Packet files contain raw packet data. This data can be represented in one of several different formats including a direct binary data dump, a list of mark timestamps, or as a two-dimensional image file. It should be noted that the various formats are not completely equivalent due to the fact that not all of the formats have the ability to unambiguously indicated the length of the packet. For instance, when creating an image file from a packet, additional packet bits are appended to completely define all image pixels. Conversely, when a timestamp file is read the resulting packet is only as large as required to contain the last mark in the file.
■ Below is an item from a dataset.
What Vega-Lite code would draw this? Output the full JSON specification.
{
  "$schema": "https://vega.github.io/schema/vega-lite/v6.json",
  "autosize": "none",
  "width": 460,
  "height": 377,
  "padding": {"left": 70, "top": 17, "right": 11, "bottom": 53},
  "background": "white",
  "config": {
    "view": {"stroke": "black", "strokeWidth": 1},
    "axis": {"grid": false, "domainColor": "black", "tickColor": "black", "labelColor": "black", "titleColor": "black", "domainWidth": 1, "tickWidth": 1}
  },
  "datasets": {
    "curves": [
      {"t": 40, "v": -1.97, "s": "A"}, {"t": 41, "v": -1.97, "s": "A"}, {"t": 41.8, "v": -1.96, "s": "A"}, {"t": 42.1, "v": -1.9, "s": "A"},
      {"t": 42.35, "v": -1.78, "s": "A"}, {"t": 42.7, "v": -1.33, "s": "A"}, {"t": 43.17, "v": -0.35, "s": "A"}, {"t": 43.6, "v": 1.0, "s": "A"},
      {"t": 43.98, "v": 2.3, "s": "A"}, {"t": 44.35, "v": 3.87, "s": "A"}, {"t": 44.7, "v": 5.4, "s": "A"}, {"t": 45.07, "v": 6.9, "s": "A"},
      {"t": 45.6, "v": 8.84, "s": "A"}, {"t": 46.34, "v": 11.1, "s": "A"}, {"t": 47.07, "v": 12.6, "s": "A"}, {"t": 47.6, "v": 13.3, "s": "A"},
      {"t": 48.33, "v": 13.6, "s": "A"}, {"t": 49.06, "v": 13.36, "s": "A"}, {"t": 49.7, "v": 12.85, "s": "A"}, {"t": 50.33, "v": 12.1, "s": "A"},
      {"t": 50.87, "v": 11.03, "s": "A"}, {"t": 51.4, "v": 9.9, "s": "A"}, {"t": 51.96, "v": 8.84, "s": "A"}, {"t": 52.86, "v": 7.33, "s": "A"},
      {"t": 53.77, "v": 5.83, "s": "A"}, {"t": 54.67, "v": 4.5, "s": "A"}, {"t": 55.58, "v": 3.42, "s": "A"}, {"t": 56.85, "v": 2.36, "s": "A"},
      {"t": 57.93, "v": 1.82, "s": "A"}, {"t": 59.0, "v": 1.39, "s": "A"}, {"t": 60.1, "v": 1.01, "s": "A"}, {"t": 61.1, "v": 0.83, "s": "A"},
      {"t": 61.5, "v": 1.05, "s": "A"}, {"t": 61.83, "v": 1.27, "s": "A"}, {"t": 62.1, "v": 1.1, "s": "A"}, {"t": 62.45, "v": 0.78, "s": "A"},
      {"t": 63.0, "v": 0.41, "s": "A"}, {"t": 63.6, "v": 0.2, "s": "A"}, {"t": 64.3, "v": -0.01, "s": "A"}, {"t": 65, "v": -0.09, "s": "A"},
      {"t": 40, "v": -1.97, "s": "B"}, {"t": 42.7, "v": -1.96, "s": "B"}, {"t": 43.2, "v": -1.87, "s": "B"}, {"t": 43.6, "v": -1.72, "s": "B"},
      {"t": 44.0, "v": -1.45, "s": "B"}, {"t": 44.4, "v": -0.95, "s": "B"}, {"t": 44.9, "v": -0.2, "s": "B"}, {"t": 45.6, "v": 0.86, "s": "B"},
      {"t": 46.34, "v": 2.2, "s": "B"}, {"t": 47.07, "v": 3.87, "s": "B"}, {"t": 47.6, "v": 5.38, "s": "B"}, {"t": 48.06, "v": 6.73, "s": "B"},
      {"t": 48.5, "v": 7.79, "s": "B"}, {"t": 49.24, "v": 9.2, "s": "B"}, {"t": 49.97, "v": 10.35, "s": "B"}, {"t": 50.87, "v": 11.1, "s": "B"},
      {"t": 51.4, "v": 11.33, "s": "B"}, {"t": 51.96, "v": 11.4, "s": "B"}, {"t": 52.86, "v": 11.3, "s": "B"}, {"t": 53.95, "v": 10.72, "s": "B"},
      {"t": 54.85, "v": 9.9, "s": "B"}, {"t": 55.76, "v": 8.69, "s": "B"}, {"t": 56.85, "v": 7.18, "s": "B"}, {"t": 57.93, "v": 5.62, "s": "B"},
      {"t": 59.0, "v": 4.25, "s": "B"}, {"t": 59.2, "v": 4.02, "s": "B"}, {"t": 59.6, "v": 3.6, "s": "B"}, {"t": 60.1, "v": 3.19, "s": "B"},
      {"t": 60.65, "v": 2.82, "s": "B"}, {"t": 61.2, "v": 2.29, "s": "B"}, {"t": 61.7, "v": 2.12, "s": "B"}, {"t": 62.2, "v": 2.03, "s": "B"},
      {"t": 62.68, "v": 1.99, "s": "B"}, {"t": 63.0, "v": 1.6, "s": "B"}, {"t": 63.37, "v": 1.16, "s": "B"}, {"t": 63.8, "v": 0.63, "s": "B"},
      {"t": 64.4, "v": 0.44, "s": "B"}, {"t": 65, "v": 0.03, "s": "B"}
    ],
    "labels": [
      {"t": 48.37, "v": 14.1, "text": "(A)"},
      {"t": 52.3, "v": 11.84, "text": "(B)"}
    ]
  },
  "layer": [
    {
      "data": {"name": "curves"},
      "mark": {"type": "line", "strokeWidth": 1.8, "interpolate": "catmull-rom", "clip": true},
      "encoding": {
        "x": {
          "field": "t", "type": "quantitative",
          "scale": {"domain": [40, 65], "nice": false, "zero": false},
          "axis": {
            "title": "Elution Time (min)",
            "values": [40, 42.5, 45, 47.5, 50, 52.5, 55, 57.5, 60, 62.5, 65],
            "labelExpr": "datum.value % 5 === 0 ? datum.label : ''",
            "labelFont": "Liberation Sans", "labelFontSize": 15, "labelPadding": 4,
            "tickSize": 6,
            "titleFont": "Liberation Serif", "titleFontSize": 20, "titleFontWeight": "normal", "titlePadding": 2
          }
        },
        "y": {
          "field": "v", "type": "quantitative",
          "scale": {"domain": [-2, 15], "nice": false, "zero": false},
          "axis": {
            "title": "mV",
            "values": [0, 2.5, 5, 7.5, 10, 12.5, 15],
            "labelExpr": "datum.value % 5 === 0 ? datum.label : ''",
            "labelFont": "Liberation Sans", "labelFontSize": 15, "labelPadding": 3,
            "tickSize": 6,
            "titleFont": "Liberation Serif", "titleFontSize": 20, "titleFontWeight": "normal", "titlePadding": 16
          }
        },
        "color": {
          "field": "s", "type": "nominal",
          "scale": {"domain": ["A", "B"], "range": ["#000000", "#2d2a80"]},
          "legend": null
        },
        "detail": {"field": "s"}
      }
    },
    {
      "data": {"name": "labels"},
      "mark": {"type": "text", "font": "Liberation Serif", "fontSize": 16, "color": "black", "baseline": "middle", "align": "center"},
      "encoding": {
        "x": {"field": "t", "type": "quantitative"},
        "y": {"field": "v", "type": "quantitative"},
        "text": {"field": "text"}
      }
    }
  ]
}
Although no data will be lost, this can result in the lengthening or the shortening of packets as they are read or written in the various formats or converted between them.
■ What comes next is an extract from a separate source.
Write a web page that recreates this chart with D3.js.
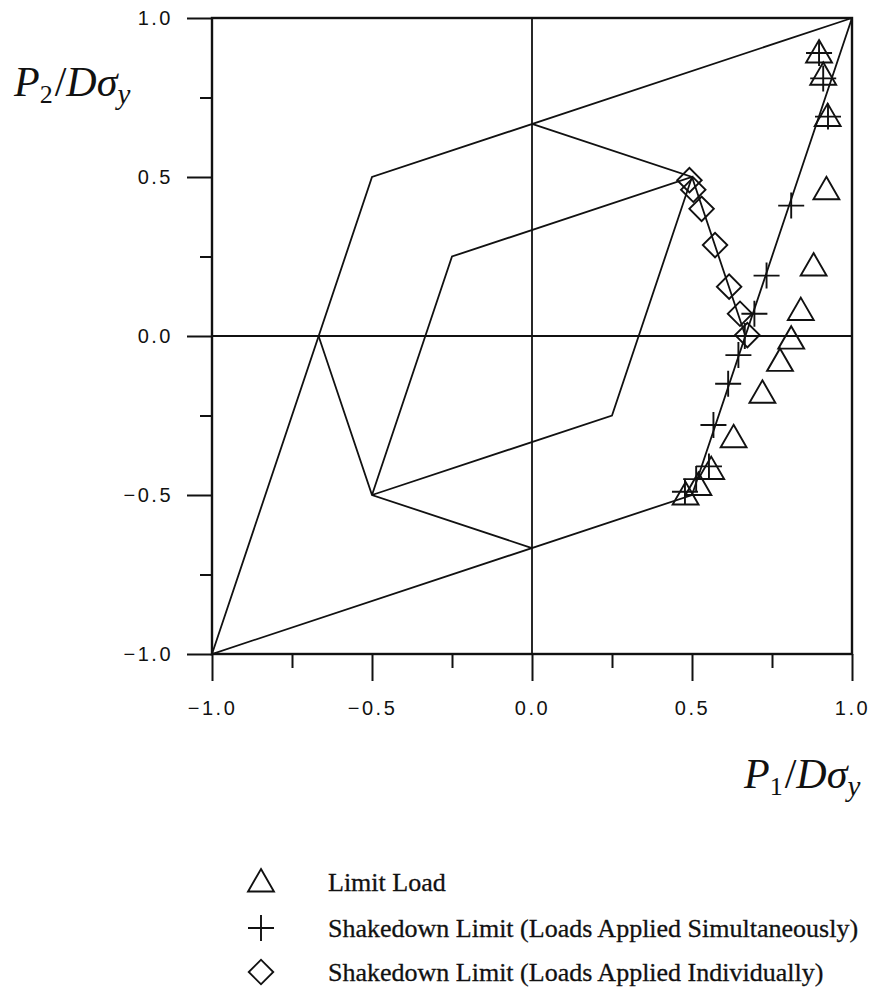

Windows Bitmap File (*.bmp)

This is a standard Windows bitmap file with the restriction that only full-color and monochrome files can be read and only monochrome images can be written. Marks are represented by black pixels and spaces are represented by white pixels. The bits are mapped to the image row-by-row from bottom to top placing the first bit in the packet at the lower left pixel and the last bit in the packet, after extending the packet as necessary, at the upper right pixel.

BBC Binary Packet File (*.pkt)

This is a direct memory dump of the packet to a binary data file. Because no packet length information is included, if the number of bits in the packet is not evenly divisible by eight, then the packet will grow to the next length that is when the packet is read back in. These extra bits will be zero since extraneous bits in the internal packet representation are initialized to zero.

BBC Binary Timestamp File (*.bts)

This is a binary format containing the timestamps for each of the marks in the packet. Each timestamp is stored as a 32-bit unsigned integer in the native endian format. These files are normally organized in ascending order, but that is not required and should not be blindly assumed.

BBC ASCII Timestamp File (*.ats)

This is an ASCII text format containing the timestamps for each of the marks in the packet. Each timestamp appears on a separate line as an unsigned integer. These files are normally organized in ascending order, but that is not required and should not be blindly assumed.


Waveform Data Files

In most cases, a message is encoded into a data packet that is then modulated in some way to produce an analog waveform that is transmitted by the sender and received (including noise and/or corruption) by the receiver. The received waveform is then demodulated to produce a data packet that is then decoded to recover the messages.

Windows Wave File (*.wav)

This is a standard Windows wave file with the restriction that only 16-bit, uncompressed, monaural files are supported.

Time Sampled Data File (*.smp)

This is a ASCII text file in CSV (comma-separated value) format containing two values per line. The first is the time, in seconds, and the second is the signal amplitude at that time. The amplitudes are generic and may be integers or floating point values and they may or may not be normalized in some way. The BBC Processing Engine makes no assumptions in treats them as IEEE double precision floating point values.

USRP Data File (*.srp)

This is a binary file format consisting of quadrature (IQ) data pairs represented as IEEE single-precision floating point numbers. The first value was (or will be) mixed with the sine output of the USRP's NCO (numerically-controlled oscillator) while the second output was (or will be) mixed with the cosine output of the NCO. There is no time information stored in this file and it is therefore the responsibility of the user to track and supply any necessary sampling rate parameters.